This year I’ve noticed fewer external Christmas lights on houses and gardens in County Fermanagh than in previous years. I don’t know whether people are trying to be more frugal and keep the cost of their energy bills down or whether there’s another explanation for it. For a few years there was an increasing number of houses decorated with external lights and I welcomed the trend because it was cheery and reminded me of my childhood Christmases.
I’ve always loved to walk past houses lit up for the holiday season. Where I grew up in Toronto nearly every house on our street was ablaze with holiday decorations. My family had wreaths, with candles set in them, hanging in our two front windows; their flames glowed red and welcoming as I returned home each evening. Some houses had multi-coloured flashing extravaganzas, others glittering white lights like brilliant snowflakes and still others, my favourites, tranquil blue ones that had the power to mesmerise me. I loved the sense of peace they radiated. When I gazed at them I would forget that I lived in a bustling city. Especially after a fresh fall of snow, they made me feel as if I was alone in a dormant, untouched landscape.

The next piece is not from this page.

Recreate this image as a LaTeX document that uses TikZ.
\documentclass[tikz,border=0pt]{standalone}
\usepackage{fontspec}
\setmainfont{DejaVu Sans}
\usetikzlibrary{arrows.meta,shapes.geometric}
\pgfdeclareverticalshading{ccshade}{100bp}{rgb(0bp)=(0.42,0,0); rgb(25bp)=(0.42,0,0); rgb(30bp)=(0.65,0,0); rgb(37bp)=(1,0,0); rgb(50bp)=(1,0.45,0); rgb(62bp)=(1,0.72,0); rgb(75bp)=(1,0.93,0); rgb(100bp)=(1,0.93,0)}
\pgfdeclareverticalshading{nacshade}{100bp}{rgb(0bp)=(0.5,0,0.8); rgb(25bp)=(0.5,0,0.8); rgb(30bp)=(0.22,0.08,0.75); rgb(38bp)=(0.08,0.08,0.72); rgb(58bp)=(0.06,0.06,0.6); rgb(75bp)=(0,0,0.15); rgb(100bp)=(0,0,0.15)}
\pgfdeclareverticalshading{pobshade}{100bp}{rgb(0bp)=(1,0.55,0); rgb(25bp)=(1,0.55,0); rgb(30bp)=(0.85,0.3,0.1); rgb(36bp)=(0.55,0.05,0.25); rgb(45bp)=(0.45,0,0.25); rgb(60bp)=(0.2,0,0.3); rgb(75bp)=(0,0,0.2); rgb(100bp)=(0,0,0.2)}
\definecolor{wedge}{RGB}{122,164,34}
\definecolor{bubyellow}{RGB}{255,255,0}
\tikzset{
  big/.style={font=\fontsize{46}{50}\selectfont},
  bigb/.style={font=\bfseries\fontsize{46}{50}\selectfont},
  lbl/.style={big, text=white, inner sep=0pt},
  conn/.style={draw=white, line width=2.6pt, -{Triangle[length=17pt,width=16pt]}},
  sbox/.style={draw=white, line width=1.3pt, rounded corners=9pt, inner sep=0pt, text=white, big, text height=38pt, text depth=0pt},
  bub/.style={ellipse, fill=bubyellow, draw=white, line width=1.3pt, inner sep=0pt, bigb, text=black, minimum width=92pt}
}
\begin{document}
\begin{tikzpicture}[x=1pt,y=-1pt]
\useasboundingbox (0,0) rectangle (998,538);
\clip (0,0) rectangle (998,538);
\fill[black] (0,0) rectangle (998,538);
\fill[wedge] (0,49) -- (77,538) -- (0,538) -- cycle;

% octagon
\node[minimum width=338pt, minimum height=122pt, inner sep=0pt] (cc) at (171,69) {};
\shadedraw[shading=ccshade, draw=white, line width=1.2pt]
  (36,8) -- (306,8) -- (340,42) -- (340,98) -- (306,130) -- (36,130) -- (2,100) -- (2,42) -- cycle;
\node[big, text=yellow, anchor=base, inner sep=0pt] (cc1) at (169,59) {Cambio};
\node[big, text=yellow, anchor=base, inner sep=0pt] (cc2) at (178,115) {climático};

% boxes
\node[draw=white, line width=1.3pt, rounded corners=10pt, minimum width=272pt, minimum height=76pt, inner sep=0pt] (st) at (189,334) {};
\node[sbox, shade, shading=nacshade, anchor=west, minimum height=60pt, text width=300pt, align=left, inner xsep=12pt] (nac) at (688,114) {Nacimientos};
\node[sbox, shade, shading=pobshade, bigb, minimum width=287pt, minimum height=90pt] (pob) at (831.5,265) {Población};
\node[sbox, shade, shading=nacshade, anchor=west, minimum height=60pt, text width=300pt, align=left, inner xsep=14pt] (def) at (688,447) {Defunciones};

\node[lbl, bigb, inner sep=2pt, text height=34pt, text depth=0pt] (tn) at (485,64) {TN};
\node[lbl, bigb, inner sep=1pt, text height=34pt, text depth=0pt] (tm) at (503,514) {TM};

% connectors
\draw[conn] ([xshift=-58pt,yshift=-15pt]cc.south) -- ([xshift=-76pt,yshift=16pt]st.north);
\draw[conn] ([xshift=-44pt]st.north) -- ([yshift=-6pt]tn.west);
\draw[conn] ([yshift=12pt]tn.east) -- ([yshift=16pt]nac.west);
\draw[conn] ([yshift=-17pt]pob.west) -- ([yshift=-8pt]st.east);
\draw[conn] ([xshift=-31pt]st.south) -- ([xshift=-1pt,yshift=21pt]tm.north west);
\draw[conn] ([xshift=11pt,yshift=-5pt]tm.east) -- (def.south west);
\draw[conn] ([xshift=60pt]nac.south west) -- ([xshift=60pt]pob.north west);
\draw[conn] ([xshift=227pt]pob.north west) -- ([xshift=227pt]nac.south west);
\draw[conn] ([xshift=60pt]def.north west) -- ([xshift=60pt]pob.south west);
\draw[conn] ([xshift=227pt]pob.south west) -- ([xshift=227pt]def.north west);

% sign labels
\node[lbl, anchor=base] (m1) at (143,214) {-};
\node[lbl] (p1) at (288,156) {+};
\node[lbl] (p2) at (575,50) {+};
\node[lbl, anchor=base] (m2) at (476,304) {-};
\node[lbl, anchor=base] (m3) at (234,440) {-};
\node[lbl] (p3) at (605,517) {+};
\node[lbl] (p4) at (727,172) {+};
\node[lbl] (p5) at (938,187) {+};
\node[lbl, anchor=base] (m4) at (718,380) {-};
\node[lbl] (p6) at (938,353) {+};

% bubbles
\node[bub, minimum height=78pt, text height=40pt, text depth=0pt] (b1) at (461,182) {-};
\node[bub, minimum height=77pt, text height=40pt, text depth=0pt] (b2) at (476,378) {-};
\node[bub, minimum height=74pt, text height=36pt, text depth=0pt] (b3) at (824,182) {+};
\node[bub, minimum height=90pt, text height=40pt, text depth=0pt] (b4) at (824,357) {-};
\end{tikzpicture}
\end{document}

I don’t know why I’m thinking about Christmas lights as I write this post. Maybe the idea lodged in my mind because Writers Abroad, an online writers’ group I belong to, is considering Light as the theme for their next anthology. Or maybe it is just that I miss being surrounded by neighbours who dazzle the world with their luminary displays.

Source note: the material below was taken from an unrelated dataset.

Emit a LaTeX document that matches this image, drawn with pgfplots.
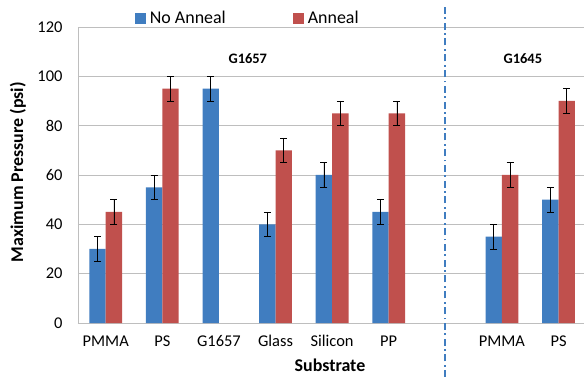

Whatever the reason, this Christmas I’ve been thinking about light. It features in many religious festivals around the world and has many meanings, including a symbol of the divine, of rebirth and of hope.
Last Sunday was the shortest day of the year and at this, the darkest time of the year, I’m I’m not the only person who thinks we need something to dispel the gloom. Light provides warmth and cheer and I like the fact that it symbolises rebirth and hope. As this year ends and a new one approaches, whether the past year has been a good one or not, there’s the expectation of something better to come. Light’s ability to pierce the darkness is an encouraging reminder of this.

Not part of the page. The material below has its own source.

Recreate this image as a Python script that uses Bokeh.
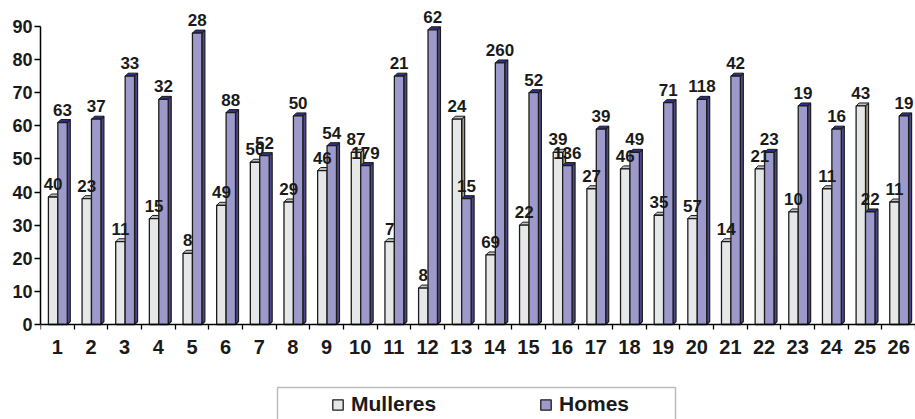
from bokeh.plotting import figure
from bokeh.models import (Range1d, FixedTicker, ColumnDataSource, Legend, LegendItem,
                          BoxAnnotation, CustomJSTickFormatter)
from bokeh.core.properties import value
from bokeh.embed import file_html
from bokeh.resources import INLINE

# Categories 1..26
categories = [str(i) for i in range(1, 27)]

# Bar heights (percent) per series
mulleres_pct = [38.5, 38, 25, 32, 21.5, 36, 49, 37, 46.5, 52, 25, 11, 62,
                21, 30, 52, 41, 47, 33, 32, 25, 47, 34, 41, 66, 37]
homes_pct = [61, 62, 75, 68, 88, 64, 51, 63, 54, 48, 75, 89, 38,
             79, 70, 48, 59, 52, 67, 68, 75, 52, 66, 59, 34, 63]

# Counts printed above each bar
mulleres_n = [40, 23, 11, 15, 8, 49, 50, 29, 46, 87, 7, 8, 24,
              69, 22, 39, 27, 46, 35, 57, 14, 21, 10, 11, 43, 11]
homes_n = [63, 37, 33, 32, 28, 88, 52, 50, 54, 179, 21, 62, 15,
           260, 52, 136, 39, 49, 71, 118, 42, 23, 19, 16, 22, 19]

y_ticks = [0, 10, 20, 30, 40, 50, 60, 70, 80, 90]

W, H = 915, 419
LEFT = 40
AXIS_Y = 324                       # canvas row of the value-axis zero
frame_w = W - LEFT
n = len(categories)
px_x = frame_w / n                 # pixels per category
px_y = (AXIS_Y - 26) / 90.0        # pixels per percent unit
y_top = AXIS_Y / px_y
y_bottom = -(H - AXIS_Y) / px_y

FONT = "Liberation Sans"
OUTLINE = "#1c1c1c"

p = figure(width=W, height=H, output_backend="svg", toolbar_location=None,
           x_range=Range1d(0, n), y_range=Range1d(y_bottom, y_top),
           min_border_left=LEFT, min_border_right=0, min_border_top=0,
           min_border_bottom=0)
p.outline_line_color = None
p.xgrid.visible = False
p.ygrid.visible = False
p.background_fill_color = "white"
p.border_fill_color = "white"

# 3D depth offsets in data units
dx = 3.0 / px_x
dy = 3.0 / px_y

def bar_geometry(vals, off0, off1):
    x0 = [i + off0 for i in range(n)]
    x1 = [i + off1 for i in range(n)]
    tops_x = [[a, b, b + dx, a + dx] for a, b in zip(x0, x1)]
    tops_y = [[v, v, v + dy, v + dy] for v in vals]
    side_x = [[b, b, b + dx, b + dx] for b in x1]
    side_y = [[0, v, v + dy, dy] for v in vals]
    return x0, x1, tops_x, tops_y, side_x, side_y

series = [
    ("Mulleres", mulleres_pct, mulleres_n, 0.235, 0.515, "#E6E7E9", "#BEBEBE", "#A69D7B"),
    ("Homes", homes_pct, homes_n, 0.515, 0.795, "#9D99CB", "#2E2E8C", "#4D4986"),
]

legend_items = []
for name, vals, counts, o0, o1, front_c, top_c, side_c in series:
    x0, x1, tx, ty, sx, sy = bar_geometry(vals, o0, o1)
    p.patches(sx, sy, fill_color=side_c, line_color=OUTLINE, line_width=1.2)
    p.patches(tx, ty, fill_color=top_c, line_color=OUTLINE, line_width=1.0)
    src = ColumnDataSource(dict(left=x0, right=x1, top=vals, bottom=[0] * n))
    r = p.quad(left="left", right="right", top="top", bottom="bottom", source=src,
               fill_color=front_c, line_color=OUTLINE, line_width=1.3)
    legend_items.append(LegendItem(label=name, renderers=[r]))

# Count labels above the bars
for name, vals, counts, o0, o1, *_ in series:
    lsrc = ColumnDataSource(dict(
        x=[i + (o0 + o1) / 2 for i in range(n)],
        y=vals,
        t=[str(c) for c in counts]))
    p.text(x="x", y="y", text="t", source=lsrc, text_font=value(FONT),
           text_font_style="bold", text_font_size="17px", text_color="#1a1a1a",
           text_align="center", text_baseline="bottom", y_offset=-7)

# Axes
p.yaxis.ticker = FixedTicker(ticks=y_ticks)
p.yaxis.bounds = (0, 90)
p.yaxis.axis_line_color = "black"
p.yaxis.axis_line_width = 1.5
p.yaxis.major_tick_line_color = "black"
p.yaxis.major_tick_line_width = 1.3
p.yaxis.major_tick_out = 6
p.yaxis.major_tick_in = 0
p.yaxis.minor_tick_line_color = None
p.yaxis.major_label_text_font = FONT
p.yaxis.major_label_text_font_style = "bold"
p.yaxis.major_label_text_font_size = "18px"
p.yaxis.major_label_text_color = "#1a1a1a"
p.yaxis.major_label_standoff = 2

p.xaxis.fixed_location = 0
p.xaxis.ticker = FixedTicker(ticks=[i + 0.5 for i in range(n)],
                             minor_ticks=list(range(n + 1)))
p.xaxis.formatter = CustomJSTickFormatter(
    args=dict(labels=categories), code="return labels[Math.round(tick - 0.5)];")
p.xaxis.axis_line_color = "black"
p.xaxis.axis_line_width = 1.5
p.xaxis.major_tick_line_color = None
p.xaxis.major_tick_out = 0
p.xaxis.major_tick_in = 0
p.xaxis.minor_tick_line_color = "black"
p.xaxis.minor_tick_line_width = 1.3
p.xaxis.minor_tick_out = 5
p.xaxis.minor_tick_in = 0
p.xaxis.major_label_text_font = FONT
p.xaxis.major_label_text_font_style = "bold"
p.xaxis.major_label_text_font_size = "20px"
p.xaxis.major_label_text_color = "#1a1a1a"
p.xaxis.major_label_standoff = 10

# Legend frame
p.add_layout(BoxAnnotation(left=277, right=675, top=387, bottom=440,
                           left_units="canvas", right_units="canvas",
                           top_units="canvas", bottom_units="canvas",
                           fill_alpha=0, line_color="#222222", line_width=1.5))

legend = Legend(items=legend_items, orientation="horizontal",
                location=(331 - LEFT, H - 416),
                padding=0, margin=0, spacing=0,
                glyph_width=13, glyph_height=13, label_standoff=7,
                label_width=188, label_height=22,
                label_text_font=FONT, label_text_font_style="bold",
                label_text_font_size="21px", label_text_color="#1a1a1a",
                border_line_color=None, background_fill_alpha=0)
p.add_layout(legend, "center")

open("out.html", "w").write(file_html(p, INLINE))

On these dark evenings, as I walk around our farmyard with a torch to keep me from falling into the water trough or over the tractor, I look up at the stars and am awed by their delicate twinkling. And when I step into the house I smile when I see red, green and blue sparkling and fading in sequence on our Christmas tree and the glow of blue lights nestled on the mantelpiece. All of this makes me warm and happy. I’m enjoying the season and looking forward to the New Year.
I would like to take this opportunity to wish my family, friends and readers a holiday season filled with light and love and anticipation of a bright New Year.